Una serie di live più che convincenti, l’annuncio che la cabina di regia, durante le registrazioni, sarebbe stata occupata da ‘Sua Grazia Ricevuta’ Giorgio Canali ed un nome (bruttino a dire il vero) che comincia a bazzicare l’underground del nord Italia.
Ed ecco al varco i Puntog, arricchiti da poco del suffisso ‘Blu’- gentilmente donatogli da alcune magagne legali, e di un enigmatico “5 gradi di escursione” a titolare un esordio che sta suscitando crescenti attese.
Inevitabile prevedere che i paragoni con i Verdena si sprecheranno: Giorgio Canali alla produzione, per l’appunto, che in questo caso però dilata e rende stranianti le atmosfere (forse troppo in alcuni punti), i luoghi di provenienza ad un tiro di schioppo tra loro (è proprio il caso di dirlo, visto che si tratta di Bergamo e Brescia) ed una comune attitudine di guitar-band.
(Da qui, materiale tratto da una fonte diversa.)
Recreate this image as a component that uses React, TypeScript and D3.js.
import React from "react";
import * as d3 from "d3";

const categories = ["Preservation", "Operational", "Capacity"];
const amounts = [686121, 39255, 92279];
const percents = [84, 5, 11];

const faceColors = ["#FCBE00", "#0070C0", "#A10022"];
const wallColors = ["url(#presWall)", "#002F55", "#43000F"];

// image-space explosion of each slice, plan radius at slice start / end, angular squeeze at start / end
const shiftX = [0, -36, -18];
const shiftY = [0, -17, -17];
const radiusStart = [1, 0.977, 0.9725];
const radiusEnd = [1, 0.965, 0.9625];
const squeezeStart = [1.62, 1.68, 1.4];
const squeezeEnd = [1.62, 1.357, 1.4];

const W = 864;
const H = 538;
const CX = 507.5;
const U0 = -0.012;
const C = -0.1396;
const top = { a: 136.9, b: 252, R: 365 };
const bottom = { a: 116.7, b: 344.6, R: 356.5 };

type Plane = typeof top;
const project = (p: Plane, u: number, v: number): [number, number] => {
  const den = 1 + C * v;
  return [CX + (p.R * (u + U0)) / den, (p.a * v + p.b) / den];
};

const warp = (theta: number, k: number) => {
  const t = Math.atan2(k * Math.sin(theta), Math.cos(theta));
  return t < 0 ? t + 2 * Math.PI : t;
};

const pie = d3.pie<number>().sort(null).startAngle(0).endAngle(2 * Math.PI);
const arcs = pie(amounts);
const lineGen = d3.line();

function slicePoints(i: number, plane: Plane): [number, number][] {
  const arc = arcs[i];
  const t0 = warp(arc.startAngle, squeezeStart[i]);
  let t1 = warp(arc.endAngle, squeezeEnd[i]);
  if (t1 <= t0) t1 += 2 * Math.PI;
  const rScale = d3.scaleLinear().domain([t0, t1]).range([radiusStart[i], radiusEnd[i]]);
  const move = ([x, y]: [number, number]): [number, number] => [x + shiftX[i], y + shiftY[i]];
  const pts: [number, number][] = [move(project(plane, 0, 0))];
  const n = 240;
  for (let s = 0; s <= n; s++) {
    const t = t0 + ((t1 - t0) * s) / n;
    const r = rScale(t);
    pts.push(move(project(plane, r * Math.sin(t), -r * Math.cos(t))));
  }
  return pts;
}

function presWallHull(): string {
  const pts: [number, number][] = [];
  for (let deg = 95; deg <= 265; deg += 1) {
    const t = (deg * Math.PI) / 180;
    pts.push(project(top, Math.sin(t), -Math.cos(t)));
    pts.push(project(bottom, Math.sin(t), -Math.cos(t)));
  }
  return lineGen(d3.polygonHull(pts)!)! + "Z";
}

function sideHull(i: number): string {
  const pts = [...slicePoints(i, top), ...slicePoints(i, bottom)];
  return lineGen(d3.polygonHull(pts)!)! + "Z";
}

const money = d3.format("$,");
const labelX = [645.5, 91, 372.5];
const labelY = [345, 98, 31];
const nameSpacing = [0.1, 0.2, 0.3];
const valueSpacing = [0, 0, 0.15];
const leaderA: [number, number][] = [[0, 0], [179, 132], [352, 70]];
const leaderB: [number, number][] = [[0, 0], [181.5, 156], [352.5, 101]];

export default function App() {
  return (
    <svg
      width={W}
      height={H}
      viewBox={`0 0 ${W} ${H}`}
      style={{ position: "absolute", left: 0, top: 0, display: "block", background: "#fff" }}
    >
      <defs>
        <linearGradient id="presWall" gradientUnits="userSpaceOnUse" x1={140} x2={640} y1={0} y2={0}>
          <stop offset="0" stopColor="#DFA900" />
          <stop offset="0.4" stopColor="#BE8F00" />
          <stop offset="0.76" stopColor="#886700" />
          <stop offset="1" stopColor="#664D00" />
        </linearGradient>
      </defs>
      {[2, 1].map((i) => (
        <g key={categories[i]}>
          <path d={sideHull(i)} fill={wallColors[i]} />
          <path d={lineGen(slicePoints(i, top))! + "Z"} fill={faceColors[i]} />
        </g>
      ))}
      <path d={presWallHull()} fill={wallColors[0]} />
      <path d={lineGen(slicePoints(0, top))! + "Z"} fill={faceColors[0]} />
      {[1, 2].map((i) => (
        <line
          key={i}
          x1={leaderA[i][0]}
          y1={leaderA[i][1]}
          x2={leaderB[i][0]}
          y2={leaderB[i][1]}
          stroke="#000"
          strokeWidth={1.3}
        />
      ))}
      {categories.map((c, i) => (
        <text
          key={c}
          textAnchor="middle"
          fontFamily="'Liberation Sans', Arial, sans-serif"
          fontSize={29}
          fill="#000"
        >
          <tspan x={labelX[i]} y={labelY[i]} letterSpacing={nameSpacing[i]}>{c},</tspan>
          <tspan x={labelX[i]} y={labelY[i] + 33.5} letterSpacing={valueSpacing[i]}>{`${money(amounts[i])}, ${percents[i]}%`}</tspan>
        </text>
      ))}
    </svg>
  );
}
È anche inevitabile però, e doveroso, sottolineare che le differenze superano di gran lunga le analogie (che qui si fermano), perché “5 gradi di escursione” ha poco a che fare con ciò che i tre bergamaschi hanno fin qui prodotto.
Le sonorità, per cominciare, si allontanano dall’asse Nirvana/Motorpsycho per andare a visitare territori più vicini a Radiohead, Blur, Placebo e Pavement, l’irruenza delle chitarre (in grado comunque di essere graffianti) diviene qui più fluida e talvolta addirittura eterea (“La polvere di Marte”), mentre le melodie, raffinate ed accattivanti, non si vergognano affatto di strizzare un occhio alla leggerezza del pop (“Blu”, “Umanoide”) e l’altro all’indie anglosassone (“Allergia”, “Facilmente”, “Estate squallida”).
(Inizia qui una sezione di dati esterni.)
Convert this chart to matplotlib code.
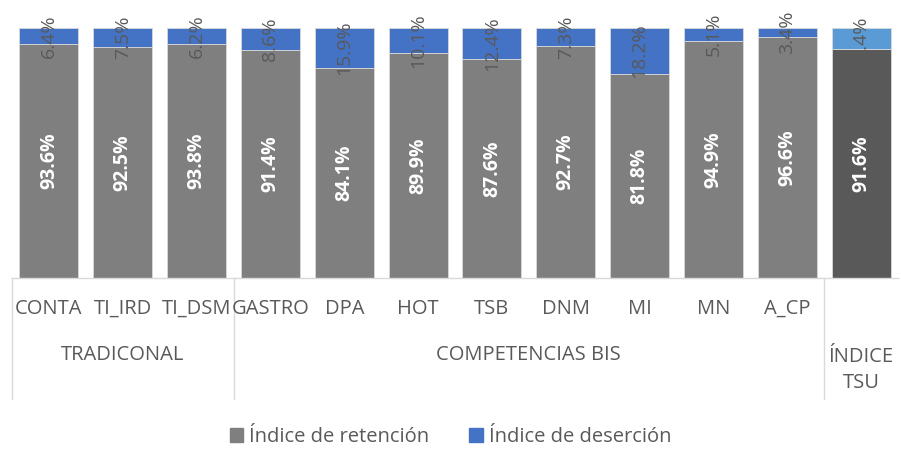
import matplotlib
matplotlib.use("Agg")
import matplotlib.pyplot as plt
import numpy as np
from matplotlib.patches import Patch
from matplotlib.lines import Line2D

plt.rcParams['font.family'] = ['Open Sans', 'DejaVu Sans']

categories = ["CONTA", "TI_IRD", "TI_DSM", "GASTRO", "DPA", "HOT", "TSB", "DNM", "MI", "MN", "A_CP", ""]
groups = [("TRADICONAL", 0, 2), ("COMPETENCIAS BIS", 3, 10), ("ÍNDICE\nTSU", 11, 11)]
retencion = [93.6, 92.5, 93.8, 91.4, 84.1, 89.9, 87.6, 92.7, 81.8, 94.9, 96.6, 91.6]
desercion = [6.4, 7.5, 6.2, 8.6, 15.9, 10.1, 12.4, 7.3, 18.2, 5.1, 3.4, 8.4]

c_ret = "#7f7f7f"
c_des = "#4472c4"
c_ret_tsu = "#595959"
c_des_tsu = "#5b9bd5"
txt = "#595959"

fig = plt.figure(figsize=(9.01, 4.49), dpi=100)
H = 449
ax = fig.add_axes([12/901, 1 - 278/H, 886/901, 250/H])

x = np.arange(len(categories))
ret_colors = [c_ret] * (len(x) - 1) + [c_ret_tsu]
des_colors = [c_des] * (len(x) - 1) + [c_des_tsu]
ax.bar(x, retencion, width=0.8, color=ret_colors, edgecolor="#d9d9d9", linewidth=0.6)
ax.bar(x, desercion, width=0.8, bottom=retencion, color=des_colors, edgecolor="#d9d9d9", linewidth=0.6)

for xi, r, d in zip(x, retencion, desercion):
    ax.text(xi, r / 2, f"{r:.1f}%", rotation=90, ha="center", va="center",
            color="white", fontsize=14, fontweight="bold", clip_on=False)
    ax.text(xi, r + d / 2, f"{d:.1f}%", rotation=90, ha="center", va="center",
            color=txt, fontsize=14, clip_on=False)

ax.set_xlim(-0.5, len(x) - 0.5)
ax.set_ylim(0, 100)
ax.set_yticks([])
ax.set_xticks([])
for s in ["top", "right", "left"]:
    ax.spines[s].set_visible(False)
ax.spines["bottom"].set_color("#d9d9d9")
ax.spines["bottom"].set_linewidth(1)

trans = ax.get_xaxis_transform()
px = 1 / 250.0
for xi, c in zip(x, categories):
    ax.text(xi, -31 * px, c, transform=trans, ha="center", va="center",
            fontsize=14.5, color=txt, clip_on=False)
for name, a, b in groups:
    ax.text((a + b) / 2, -(92 if "\n" in name else 77) * px, name, transform=trans,
            ha="center", va="center", fontsize=14.5, color=txt, linespacing=1.45, clip_on=False)

for xd in [-0.5, 2.5, 10.5]:
    ax.add_line(Line2D([xd, xd], [0, -121 * px], transform=trans, color="#d9d9d9",
                       linewidth=1, clip_on=False))

handles = [Patch(color=c_ret, label="Índice de retención"),
           Patch(color=c_des, label="Índice de deserción")]
fig.legend(handles=handles, loc="center", bbox_to_anchor=(0.5, 1 - 437 / H), ncol=2,
           frameon=False, fontsize=14.5, handlelength=0.65, handleheight=0.65,
           handletextpad=0.3, columnspacing=2.0, labelcolor=txt)

fig.savefig("out.png", dpi=100)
Ed è così che gli occhi si chiudono e nasce “Aprile”, una perla che di primaverile ha ben poco, livida ballata che si schiude in un travolgente climax sonoro e vocale e va a collocarsi vicina agli episodi migliori dei Radiohead di “The Bends”.
Certo, l’ingenuità è ancora palpabile, qua e là, ma sa di fresco e naif, soprattutto considerando che in essa si nasconde (nemmeno troppo) il germe di un’evoluzione già cominciata. Nel complesso i Puntogblu si dimostrano capaci di una scrittura rock sofisticata (“In etere”), non macchinosa e mai banale, corredata di testi che, tra amori fastidiosi, estati squallide, imbianchini sballati e spazi siderali danno l’idea di non volersi ridurre a puro suono fatto di monosillabi sconnessi.
Attese ampiamente ripagate, dunque, da un cd che si lascia bere d’un fiato e chiede di essere gustato ancora e ancora e, per il quale, non è arduo scommettere in un futuro radioso.